Other New Testament writings

Doubts about the authenticity of other books in the New Testament such as Hebrews, James John 2 & 3, Peter 2, Jude and Revelation, were raised even in antiquity by Origen and Eusebius. Martin Luther rejected the Epistle of James calling it worthless and an "epistle of straw" and questioned Jude, Hebrews and the Apocalypse in Revelation. Nevertheless, all New Testament writings came well after the alleged death of Jesus from unknown authors (with the possible exception of Paul).

Epistles of Paul: Paul's biblical letters (epistles) are the oldest surviving Christian texts, written probably around 60 C.E. We have little reason to doubt that Paul wrote some of them himself. However, there occurs not a single instance in all of Paul's writings that he ever meets or sees an earthly Jesus, nor does he give any reference to his life on earth. Therefore, all accounts about a Jesus could only have come from other believers. Hearsay.

Epistle of James: Although the epistle identifies a James as the letter writer, but which James? Many claim it is the apostle from the Gospels, but there are several James mentioned in the gospels. There's also the possibility that it comes from any one of innumerable James outside the gospels. James was a common name in the first centuries and there's simply no way to tell who this James was. More to the point, the Epistle of James mentions Jesus only once as an introduction to his belief. Nowhere does the epistle reference a historical Jesus and this alone eliminates it from an historical account.

Epistles of John: The epistles of John, the Gospel of John, and Revelations appear so different in style and content that they could hardly have been written by the same person. Some suggest that these writings of John are the work of a group of scholars in Asia Minor who followed a "John" or they were the work of church fathers who aimed to further the interests of the Church. Or they could have simply come from people also named John (a very common name). No one knows. Also note that nowhere in the body of the three epistles of "John" does it mention a John. In any case, the epistles of John say nothing about seeing an earthly Jesus. Not only do we not know who wrote these epistles, they can only serve as hearsay accounts.
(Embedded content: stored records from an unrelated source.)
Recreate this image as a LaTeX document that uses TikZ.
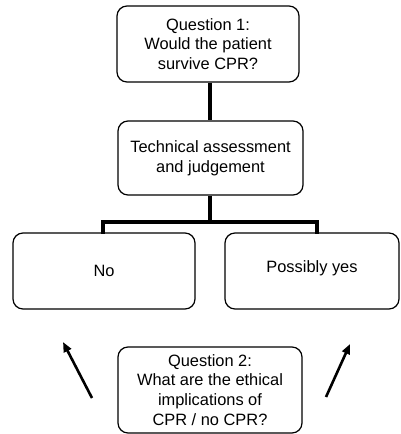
\documentclass[tikz,border=0pt]{standalone}
\usepackage{fontspec}
\setmainfont{Liberation Sans}
\usetikzlibrary{arrows.meta}
\tikzset{
  box/.style={draw, line width=1.2pt, rounded corners=10pt, rectangle,
    inner sep=0pt, align=center, font=\fontsize{16.4}{19.8}\selectfont},
  conn/.style={line width=3.2pt},
  pointer/.style={line width=2.6pt, -{Triangle[length=10pt,width=8pt]}}
}
\begin{document}
\begin{tikzpicture}[x=1pt, y=-1pt]
\useasboundingbox (0,0) rectangle (400,434);

% question boxes and outcomes
\node[box, minimum width=182pt, minimum height=76pt] (q1) at (208,44)
  {Question 1:\\Would the patient\\survive CPR?};
\node[box, minimum width=185pt, minimum height=74pt] (tech) at (210.5,158)
  {Technical assessment\\and judgement};
\node[box, minimum width=182pt, minimum height=76pt] (no) at (104,271) {No};
\node[box, minimum width=174pt, minimum height=76pt] (yes) at (312,271)
  {\raisebox{8pt}{Possibly yes}};
\node[box, minimum width=184pt, minimum height=86pt] (q2) at (210,390)
  {Question 2:\\What are the ethical\\implications of\\CPR / no CPR?};

% branching connectors
\coordinate (j) at (210,222);
\coordinate (jl) at (103,222);
\coordinate (jr) at (317,222);
\draw[conn] (q1.south -| j) -- (tech.north -| j);
\draw[conn] (tech.south -| j) -- (j);
\draw[conn, line cap=rect] (jl |- no.north) -- (jl) -- (jr) -- (jr |- yes.north);

% arrows from the second question
\coordinate (als) at (92,398);
\coordinate (ale) at (63,342);
\coordinate (ars) at (326,397);
\coordinate (are) at (350,344);
\draw[pointer] (als) -- (ale);
\draw[pointer] (ars) -- (are);
\end{tikzpicture}
\end{document}
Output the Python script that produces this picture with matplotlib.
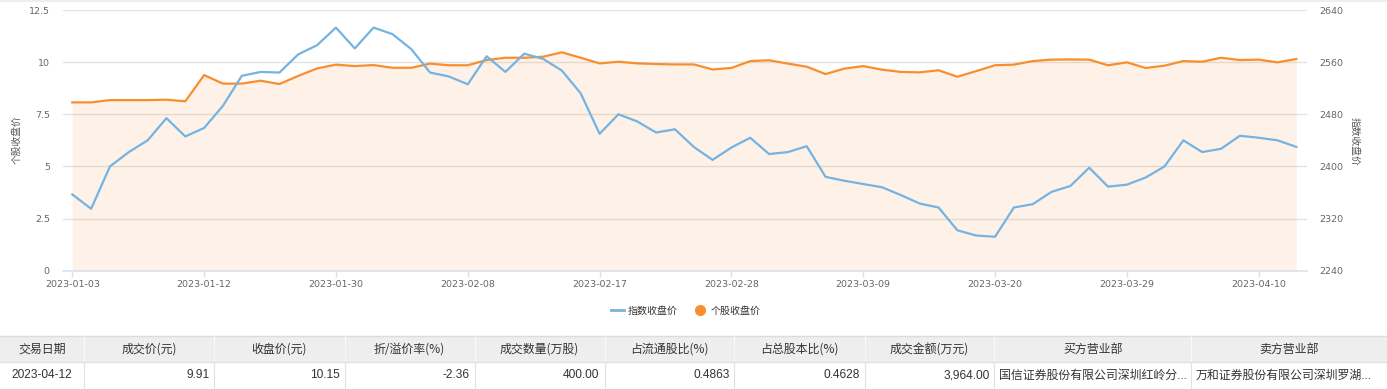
import matplotlib
matplotlib.use('Agg')
import matplotlib.pyplot as plt
from matplotlib.lines import Line2D
from matplotlib.patches import Rectangle

dates = ['2023-01-03', '2023-01-04', '2023-01-05', '2023-01-06', '2023-01-09', '2023-01-10',
         '2023-01-11', '2023-01-12', '2023-01-13', '2023-01-16', '2023-01-17', '2023-01-18',
         '2023-01-19', '2023-01-20', '2023-01-30', '2023-01-31', '2023-02-01', '2023-02-02',
         '2023-02-03', '2023-02-06', '2023-02-07', '2023-02-08', '2023-02-09', '2023-02-10',
         '2023-02-13', '2023-02-14', '2023-02-15', '2023-02-16', '2023-02-17', '2023-02-20',
         '2023-02-21', '2023-02-22', '2023-02-23', '2023-02-24', '2023-02-27', '2023-02-28',
         '2023-03-01', '2023-03-02', '2023-03-03', '2023-03-06', '2023-03-07', '2023-03-08',
         '2023-03-09', '2023-03-10', '2023-03-13', '2023-03-14', '2023-03-15', '2023-03-16',
         '2023-03-17', '2023-03-20', '2023-03-21', '2023-03-22', '2023-03-23', '2023-03-24',
         '2023-03-27', '2023-03-28', '2023-03-29', '2023-03-30', '2023-03-31', '2023-04-03',
         '2023-04-04', '2023-04-06', '2023-04-07', '2023-04-10', '2023-04-11', '2023-04-12']

# 个股收盘价 (left axis)
stock_close = [8.07, 8.07, 8.18, 8.18, 8.18, 8.20, 8.12, 9.38, 8.97, 8.97, 9.11,
               8.95, 9.34, 9.70, 9.88, 9.81, 9.86, 9.73, 9.73, 9.93, 9.85, 9.85,
               10.10, 10.21, 10.21, 10.26, 10.47, 10.21, 9.94, 10.02, 9.94, 9.91, 9.89,
               9.89, 9.65, 9.72, 10.05, 10.09, 9.93, 9.78, 9.43, 9.69, 9.81, 9.64,
               9.53, 9.51, 9.61, 9.30, 9.57, 9.85, 9.88, 10.05, 10.12, 10.13, 10.12,
               9.85, 9.99, 9.72, 9.83, 10.05, 10.02, 10.21, 10.10, 10.12, 9.99, 10.15]

# 指数收盘价 (right axis)
index_close = [2357, 2335, 2400, 2422, 2440, 2474, 2446, 2459, 2493, 2539, 2545,
               2544, 2572, 2586, 2613, 2581, 2613, 2603, 2580, 2544, 2538, 2526,
               2569, 2545, 2573, 2565, 2547, 2512, 2450, 2480, 2469, 2452, 2457,
               2430, 2410, 2429, 2444, 2419, 2422, 2431, 2384, 2378, 2373, 2368,
               2356, 2343, 2337, 2302, 2294, 2292, 2337, 2342, 2361, 2370, 2398,
               2369, 2372, 2383, 2400, 2440, 2422, 2427, 2447, 2444, 2440, 2430]

left_ticks = [0, 2.5, 5, 7.5, 10, 12.5]
left_labels = ['0', '2.5', '5', '7.5', '10', '12.5']
right_ticks = [2240, 2320, 2400, 2480, 2560, 2640]

table_header = ['交易日期', '成交价(元)', '收盘价(元)', '折/溢价率(%)', '成交数量(万股)',
                '占流通股比(%)', '占总股本比(%)', '成交金额(万元)', '买方营业部', '卖方营业部']
table_row = ['2023-04-12', '9.91', '10.15', '-2.36', '400.00', '0.4863', '0.4628',
             '3,964.00', '国信证券股份有限公司深圳红岭分...', '万和证券股份有限公司深圳罗湖...']

W, H = 1387, 389
BLUE = '#74b3e2'
ORANGE = '#f98e2e'
CJK = ['Noto Sans CJK SC', 'DejaVu Sans']
NUM = ['Liberation Sans', 'Noto Sans CJK SC']

fig = plt.figure(figsize=(W / 100, H / 100), dpi=100)

# overlay in pixel coords for table and borders
tab = fig.add_axes([0, 0, 1, 1])
tab.set_xlim(0, W)
tab.set_ylim(H, 0)
tab.axis('off')

tab.add_patch(Rectangle((0, 0), W, 1.6, fc='#eeeeee', ec='none'))

col_edges = [0, 83.5, 214.3, 344.6, 474.6, 604.5, 734.4, 864.7, 994.4, 1190.9, W]
head_top, head_bot, row_bot = 336, 362, 389
tab.add_patch(Rectangle((0, head_top), W, head_bot - head_top, fc='#eeeeee', ec='none'))
tab.plot([0, W], [head_top, head_top], color='#dcdcdc', lw=1)
tab.plot([0, W], [head_bot, head_bot], color='#e2e2e2', lw=1)
for e in col_edges[1:-1]:
    tab.plot([e, e], [head_top, head_bot], color='#f8f8f8', lw=0.8)
    tab.plot([e, e], [head_bot, row_bot], color='#e2e2e2', lw=0.8)

for i, txt in enumerate(table_header):
    cx = (col_edges[i] + col_edges[i + 1]) / 2
    tab.text(cx, 349.5, txt, ha='center', va='center', family=CJK, size=8.6, color='#333333')

for i, txt in enumerate(table_row):
    if i == 0:
        tx, ha = (col_edges[0] + col_edges[1]) / 2, 'center'
    elif i < 8:
        tx, ha = col_edges[i + 1] - 5, 'right'
    else:
        tx, ha = col_edges[i] + 5, 'left'
    tab.text(tx, 375.5, txt, ha=ha, va='center', family=NUM, size=8.6, color='#333333')

# main chart
ax = fig.add_axes([63 / W, 1 - 270.7 / H, (1306.7 - 63) / W, (270.7 - 10) / H])
x = list(range(len(dates)))
ax.fill_between(x, 0, stock_close, color=ORANGE, alpha=0.11, lw=0, zorder=1)
ax.plot(x, stock_close, color=ORANGE, lw=1.6, zorder=3)
ax.set_xlim(-0.494, 65.55)
ax.set_ylim(0, 12.5)
ax.set_yticks(left_ticks)
ax.set_yticklabels(left_labels)
ax.grid(axis='y', color='#e3e3e3', lw=1)
ax.set_axisbelow(True)
for s in ['left', 'right', 'top']:
    ax.spines[s].set_visible(False)
ax.spines['bottom'].set_color('#dbe1ec')
ax.spines['bottom'].set_linewidth(1.2)
ax.set_xticks(x[::7])
ax.set_xticklabels(dates[::7])
ax.tick_params(axis='x', length=4, width=1, color='#dbe1ec', pad=2.5, labelsize=6.8, labelcolor='#666666')
ax.tick_params(axis='y', length=0, pad=9.5, labelsize=6.8, labelcolor='#666666')

ax2 = ax.twinx()
ax2.plot(x, index_close, color=BLUE, lw=1.6, zorder=4)
ax2.set_ylim(2240, 2640)
ax2.set_yticks(right_ticks)
for s in ax2.spines.values():
    s.set_visible(False)
ax2.tick_params(axis='y', length=0, pad=9, labelsize=6.8, labelcolor='#666666')

fig.text(17 / W, 1 - 140 / H, '个股收盘价', rotation=90, ha='center', va='center',
         family=CJK, size=7, color='#555555')
fig.text(1355 / W, 1 - 141 / H, '指数收盘价', rotation=-90, ha='center', va='center',
         family=CJK, size=7, color='#555555')

handles = [Line2D([], [], color=BLUE, lw=2),
           Line2D([], [], color=ORANGE, marker='o', ls='none', markersize=7)]
fig.legend(handles, ['指数收盘价', '个股收盘价'], loc='center',
           bbox_to_anchor=(685.5 / W, 1 - 310.7 / H), ncol=2, frameon=False,
           prop={'family': CJK, 'size': 7.2}, handlelength=1.3, handletextpad=0.4,
           columnspacing=1.6, labelcolor='#333333')

fig.savefig('out.png', dpi=100)
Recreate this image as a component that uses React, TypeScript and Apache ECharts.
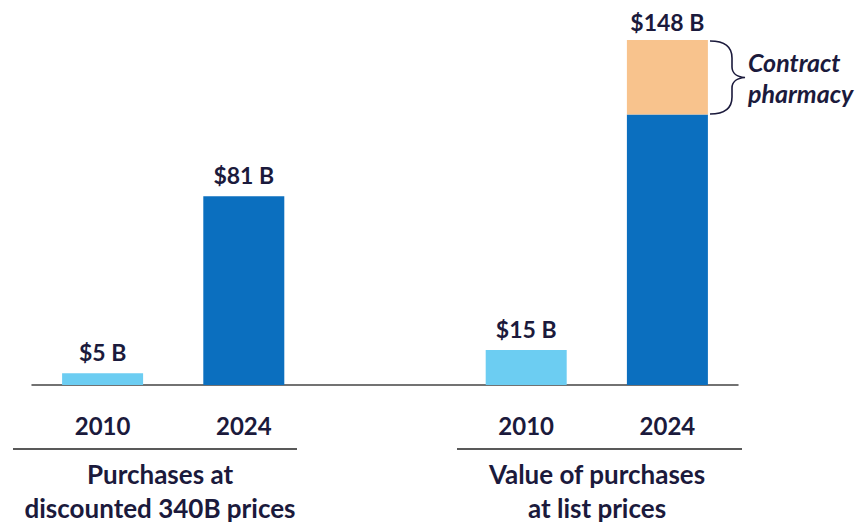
import React, { useEffect, useRef } from "react";
import * as echarts from "echarts";

const categories = ["2010", "2024", "", "2010", "2024"];
const coreValues: (number | null)[] = [5, 81, null, 15, 116];
const contractPharmacy: (number | null)[] = [null, null, null, null, 32];
const groupLabels = ["Purchases at\ndiscounted 340B prices", "Value of purchases\nat list prices"];
const annotationText = "Contract\npharmacy";

const NAVY = "#1b1a3c";
const LIGHT = "#6ccdf2";
const DARK = "#0b6fbf";
const ORANGE = "#f8c38d";
const FONT = "Lato";

echarts.graphic.registerShape(
  "brace",
  echarts.graphic.extendPath(
    "M0,0 C16,0 22,7 22,17 L22,26 C22,32 27,36 35,36.5 C27,37 22,41 22,47 L22,56 C22,66 16,73 0,73",
    {}
  )
);

export default function App() {
  const ref = useRef<HTMLDivElement>(null);
  useEffect(() => {
    if (!ref.current) return;
    const chart = echarts.init(ref.current, null, { renderer: "svg" });
    const fmt = (v: number) => `$${v} B`;
    chart.setOption({
      animation: false,
      grid: { left: 32, right: 126, top: 40, bottom: 145, containLabel: false },
      xAxis: {
        type: "category",
        data: categories,
        axisTick: { show: false },
        axisLine: { lineStyle: { color: "#444", width: 1.5 } },
        axisLabel: {
          color: NAVY,
          fontFamily: FONT,
          fontWeight: "bold",
          fontSize: 24,
          margin: 28,
        },
      },
      yAxis: { type: "value", min: 0, max: 148, show: false, splitLine: { show: false } },
      series: [
        {
          type: "bar",
          stack: "total",
          barWidth: 81,
          data: coreValues,
          itemStyle: {
            color: (p: any) => (categories[p.dataIndex] === "2010" ? LIGHT : DARK),
          },
          label: {
            show: true,
            position: "top",
            distance: 10,
            color: NAVY,
            fontFamily: FONT,
            fontWeight: "bold",
            fontSize: 23,
            formatter: (p: any) =>
              contractPharmacy[p.dataIndex] != null || p.value == null ? "" : fmt(p.value),
          },
        },
        {
          type: "bar",
          stack: "total",
          barWidth: 81,
          data: contractPharmacy,
          itemStyle: { color: ORANGE },
          label: {
            show: true,
            position: "top",
            distance: 7,
            color: NAVY,
            fontFamily: FONT,
            fontWeight: "bold",
            fontSize: 23,
            formatter: (p: any) =>
              p.value == null ? "" : fmt((coreValues[p.dataIndex] || 0) + p.value),
          },
        },
      ],
      graphic: [
        { type: "line", shape: { x1: 13, y1: 449, x2: 297, y2: 449 }, style: { stroke: "#222", lineWidth: 1.5 } },
        { type: "line", shape: { x1: 457, y1: 449, x2: 742, y2: 449 }, style: { stroke: "#222", lineWidth: 1.5 } },
        {
          type: "text",
          x: 160,
          y: 457,
          style: {
            text: groupLabels[0],
            textAlign: "center",
            fill: NAVY,
            font: `bold 26px ${FONT}`,
            lineHeight: 34,
          },
        },
        {
          type: "text",
          x: 597,
          y: 457,
          style: {
            text: groupLabels[1],
            textAlign: "center",
            fill: NAVY,
            font: `bold 26px ${FONT}`,
            lineHeight: 34,
          },
        },
        {
          type: "brace",
          x: 710,
          y: 41,
          style: { stroke: NAVY, lineWidth: 1.6, fill: "none" },
        },
        {
          type: "text",
          x: 748,
          y: 46,
          style: {
            text: annotationText,
            textAlign: "left",
            fill: NAVY,
            font: `italic bold 25px ${FONT}`,
            lineHeight: 31,
          },
        },
      ],
    });
    return () => chart.dispose();
  }, []);
  return (
    <div
      ref={ref}
      style={{ position: "fixed", left: 0, top: 0, width: 864, height: 530, background: "#fff" }}
    />
  );
}
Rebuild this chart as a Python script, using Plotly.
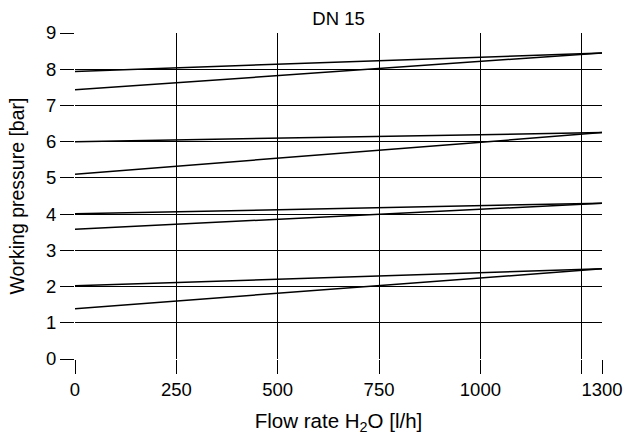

Epistles of Peter: Many scholars question the authorship of Peter of the epistles. Even within the first epistle, it says in 5:12 that it was written by Silvanus. In short, no one has any way of determining whether the epistles of Peter come from fraud, an unknown author also named Peter (a common name) or from someone trying to further the aims of the Church.

Of the remaining books and letters in the Bible, there occurs no other stretched claims or eyewitness accounts for a historical Jesus and needs no mention of them here for this deliberation.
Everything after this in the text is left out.